The proliferation of edge devices has brought Federated Learning (FL) to the forefront as a promising paradigm for decentralized and collaborative model training while preserving the privacy of clients' data. However, FL struggles with a significant performance reduction and poor convergence when confronted with Non-Independent and Identically Distributed (Non-IID) data distributions among participating clients. While previous efforts, such as client drift mitigation and advanced server-side model fusion techniques, have shown some success in addressing this challenge, they often overlook the root cause of the performance reduction - the absence of identical data accurately mirroring the global data distribution among clients. In this paper, we introduce Gen-FedSD, a novel approach that harnesses the powerful capability of state-of-the-art text-to-image foundation models to bridge the significant Non-IID performance gaps in FL. In Gen-FedSD, each client constructs textual prompts for each class label and leverages an off-the-shelf state-of-the-art pre-trained Stable Diffusion model to synthesize high-quality data samples. The generated synthetic data is tailored to each client's unique local data gaps and distribution disparities, effectively making the final augmented local data IID. Through extensive experimentation, we demonstrate that Gen-FedSD achieves state-of-the-art performance and significant communication cost savings across various datasets and Non-IID settings.
Paper Structure (17 sections, 3 equations, 2 figures, 7 tables, 1 algorithm)
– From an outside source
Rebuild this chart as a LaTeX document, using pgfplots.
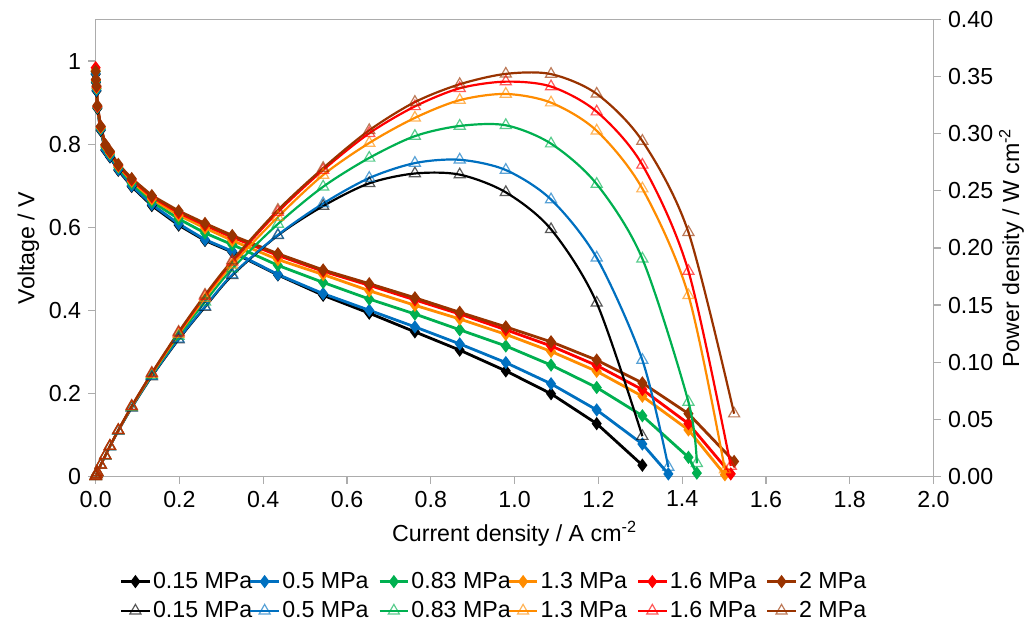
\documentclass[border=0pt]{standalone}
\usepackage{fontspec}
\setmainfont{Liberation Sans}
\usepackage{pgfplots}
\usepackage{pgfplotstable}
\pgfplotsset{compat=1.18}

\definecolor{cBlack}{RGB}{0,0,0}
\definecolor{cBlue}{RGB}{0,112,192}
\definecolor{cGreen}{RGB}{0,176,80}
\definecolor{cOrange}{RGB}{255,140,0}
\definecolor{cRed}{RGB}{255,0,0}
\definecolor{cBrown}{RGB}{153,51,0}

% j / A cm-2, voltage / V, power density / W cm-2
\pgfplotstableread{
j v p
0 0.968 0
0.0005 0.948 0.0005
0.002 0.928 0.0019
0.004 0.886 0.0035
0.012 0.833 0.0100
0.023 0.785 0.0181
0.034 0.769 0.0261
0.054 0.737 0.0398
0.086 0.698 0.0600
0.134 0.652 0.0874
0.198 0.605 0.1198
0.261 0.568 0.1482
0.326 0.540 0.1760
0.435 0.485 0.2110
0.543 0.436 0.2367
0.653 0.393 0.2566
0.762 0.348 0.2652
0.869 0.304 0.2642
0.979 0.254 0.2487
1.087 0.199 0.2163
1.196 0.127 0.1519
1.305 0.027 0.0352
}\tblA
\pgfplotstableread{
j v p
0 0.970 0
0.0005 0.950 0.0005
0.002 0.930 0.0019
0.004 0.888 0.0036
0.012 0.835 0.0100
0.023 0.787 0.0181
0.034 0.771 0.0262
0.054 0.739 0.0399
0.086 0.700 0.0602
0.134 0.655 0.0878
0.198 0.608 0.1204
0.261 0.570 0.1488
0.326 0.542 0.1767
0.435 0.486 0.2114
0.543 0.440 0.2389
0.653 0.400 0.2612
0.762 0.360 0.2743
0.869 0.319 0.2772
0.979 0.274 0.2682
1.087 0.223 0.2424
1.196 0.160 0.1914
1.305 0.078 0.1018
1.367 0.006 0.0082
}\tblB
\pgfplotstableread{
j v p
0 0.975 0
0.0005 0.952 0.0005
0.002 0.934 0.0019
0.004 0.889 0.0036
0.012 0.838 0.0101
0.023 0.793 0.0182
0.034 0.776 0.0264
0.054 0.744 0.0402
0.086 0.706 0.0607
0.134 0.662 0.0887
0.198 0.620 0.1228
0.261 0.586 0.1529
0.326 0.558 0.1819
0.435 0.508 0.2210
0.543 0.467 0.2536
0.653 0.427 0.2788
0.762 0.391 0.2979
0.869 0.353 0.3068
0.979 0.314 0.3074
1.087 0.268 0.2913
1.196 0.214 0.2559
1.305 0.146 0.1905
1.415 0.046 0.0651
1.435 0.008 0.0115
}\tblC
\pgfplotstableread{
j v p
0 0.978 0
0.0005 0.954 0.0005
0.002 0.936 0.0019
0.004 0.890 0.0036
0.012 0.840 0.0101
0.023 0.796 0.0183
0.034 0.779 0.0265
0.054 0.747 0.0403
0.086 0.711 0.0611
0.134 0.668 0.0895
0.198 0.629 0.1245
0.261 0.598 0.1561
0.326 0.568 0.1852
0.435 0.522 0.2271
0.543 0.486 0.2639
0.653 0.447 0.2919
0.762 0.412 0.3139
0.869 0.379 0.3294
0.979 0.342 0.3348
1.087 0.301 0.3272
1.196 0.253 0.3026
1.305 0.193 0.2519
1.415 0.112 0.1585
1.502 0.004 0.0060
}\tblD
\pgfplotstableread{
j v p
0 0.984 0
0.0005 0.955 0.0005
0.002 0.938 0.0019
0.004 0.891 0.0036
0.012 0.842 0.0101
0.023 0.798 0.0184
0.034 0.781 0.0266
0.054 0.749 0.0404
0.086 0.714 0.0614
0.134 0.673 0.0902
0.198 0.635 0.1257
0.261 0.605 0.1579
0.326 0.576 0.1878
0.435 0.532 0.2314
0.543 0.494 0.2682
0.653 0.460 0.3004
0.762 0.425 0.3239
0.869 0.391 0.3398
0.979 0.353 0.3456
1.087 0.314 0.3413
1.196 0.267 0.3193
1.305 0.209 0.2727
1.415 0.127 0.1797
1.516 0.006 0.0091
}\tblE
\pgfplotstableread{
j v p
0 0.975 0
0.0005 0.956 0.0005
0.002 0.940 0.0019
0.004 0.893 0.0036
0.012 0.843 0.0101
0.023 0.799 0.0184
0.034 0.783 0.0266
0.054 0.751 0.0406
0.086 0.717 0.0617
0.134 0.676 0.0906
0.198 0.639 0.1265
0.261 0.609 0.1589
0.326 0.580 0.1891
0.435 0.536 0.2332
0.543 0.497 0.2699
0.653 0.464 0.3030
0.762 0.430 0.3277
0.869 0.395 0.3433
0.979 0.360 0.3524
1.087 0.324 0.3522
1.196 0.280 0.3349
1.305 0.225 0.2936
1.415 0.151 0.2137
1.524 0.036 0.0549
}\tblF

\pgfplotsset{
  vst/.style={line width=1.4pt, mark=diamond*, mark size=2.2pt, mark options={solid}},
  pst/.style={line width=1.1pt, smooth, mark=triangle, mark size=3.2pt,
              mark options={solid, line width=0.6pt, draw opacity=0.65}},
  common/.style={
    scale only axis, width=419pt, height=228.5pt,
    xmin=0, xmax=2,
    tick align=outside,
    axis line style={gray!65},
    major tick style={gray!65, line width=0.6pt},
    major tick length=3.75pt,
    /pgf/number format/assume math mode=true,
  },
}

\begin{document}
\begin{tikzpicture}[font=\fontsize{11.6}{13.5}\selectfont]
\begin{axis}[common,
  ymin=0, ymax=1.1,
  xtick={0,0.2,0.4,0.6,0.8,1.0,1.2,1.4,1.6,1.8,2.0},
  ytick={0,0.2,0.4,0.6,0.8,1},
  xtick pos=bottom, ytick pos=left,
  xticklabel style={/pgf/number format/.cd, fixed, fixed zerofill, precision=1},
  xlabel={Current density / A cm\textsuperscript{-2}},
  ylabel={Voltage / V},
  ylabel shift=-2pt,
]
\addplot[vst, cBlack] table[x=j, y=v] {\tblA};
\addplot[vst, cBlue] table[x=j, y=v] {\tblB};
\addplot[vst, cGreen] table[x=j, y=v] {\tblC};
\addplot[vst, cOrange] table[x=j, y=v] {\tblD};
\addplot[vst, cRed] table[x=j, y=v] {\tblE};
\addplot[vst, cBrown] table[x=j, y=v] {\tblF};
\end{axis}
\begin{axis}[common,
  ymin=0, ymax=0.4,
  axis x line=none, axis y line*=right,
  ytick={0,0.05,0.1,0.15,0.2,0.25,0.3,0.35,0.4},
  yticklabel style={/pgf/number format/.cd, fixed, fixed zerofill, precision=2},
  ylabel={Power density / W cm\textsuperscript{-2}},
  ylabel shift=-4pt,
  legend columns=6,
  legend cell align=left,
  legend image code/.code={\draw[mark repeat=2, mark phase=2, #1] plot coordinates {(0cm,0cm) (0.25cm,0cm) (0.5cm,0cm)};},
  legend style={draw=none, fill=none, at={(0.4915,-0.204)}, anchor=north,
    inner sep=0pt, column sep=0pt, row sep=3pt,
    nodes={inner xsep=1pt, inner ysep=1pt}},
]
\addlegendimage{vst, cBlack}\addlegendentry{\makebox[47pt][l]{0.15 MPa}}
\addlegendimage{vst, cBlue}\addlegendentry{\makebox[47pt][l]{0.5 MPa}}
\addlegendimage{vst, cGreen}\addlegendentry{\makebox[47pt][l]{0.83 MPa}}
\addlegendimage{vst, cOrange}\addlegendentry{\makebox[47pt][l]{1.3 MPa}}
\addlegendimage{vst, cRed}\addlegendentry{\makebox[47pt][l]{1.6 MPa}}
\addlegendimage{vst, cBrown}\addlegendentry{\makebox[47pt][l]{2 MPa}}
\addplot[pst, cBlack] table[x=j, y=p] {\tblA};
\addlegendentry{\makebox[47pt][l]{0.15 MPa}}
\addplot[pst, cBlue] table[x=j, y=p] {\tblB};
\addlegendentry{\makebox[47pt][l]{0.5 MPa}}
\addplot[pst, cGreen] table[x=j, y=p] {\tblC};
\addlegendentry{\makebox[47pt][l]{0.83 MPa}}
\addplot[pst, cOrange] table[x=j, y=p] {\tblD};
\addlegendentry{\makebox[47pt][l]{1.3 MPa}}
\addplot[pst, cRed] table[x=j, y=p] {\tblE};
\addlegendentry{\makebox[47pt][l]{1.6 MPa}}
\addplot[pst, cBrown] table[x=j, y=p] {\tblF};
\addlegendentry{\makebox[47pt][l]{2 MPa}}
\end{axis}
\path ([xshift=-47.85pt, yshift=-77.15pt]current axis.south west)
  rectangle ([xshift=49.75pt, yshift=9.75pt]current axis.north east);
\end{tikzpicture}
\end{document}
This paper contains 17 sections, 3 equations, 2 figures, 7 tables, 1 algorithm.

Figures (2)

  • Figure 1: Overview of Gen-FedSD.
  • Figure 2: Illustration of clients data distribution for the CIFAR-10 dataset before and after augmentation with Gen-FedSD. In this example, 20 clients are utilized, partitioning CIFAR-10 Non-IID with a Dirichlet distribution (Dir(0.5)). Prior to augmentation, the local distributions of clients are heterogeneous (a), whereas after augmentation, the unique gaps in each client's local distribution are filled, resulting in a final locally augmented dataset that is independent and identically distributed (IID) for each client (b).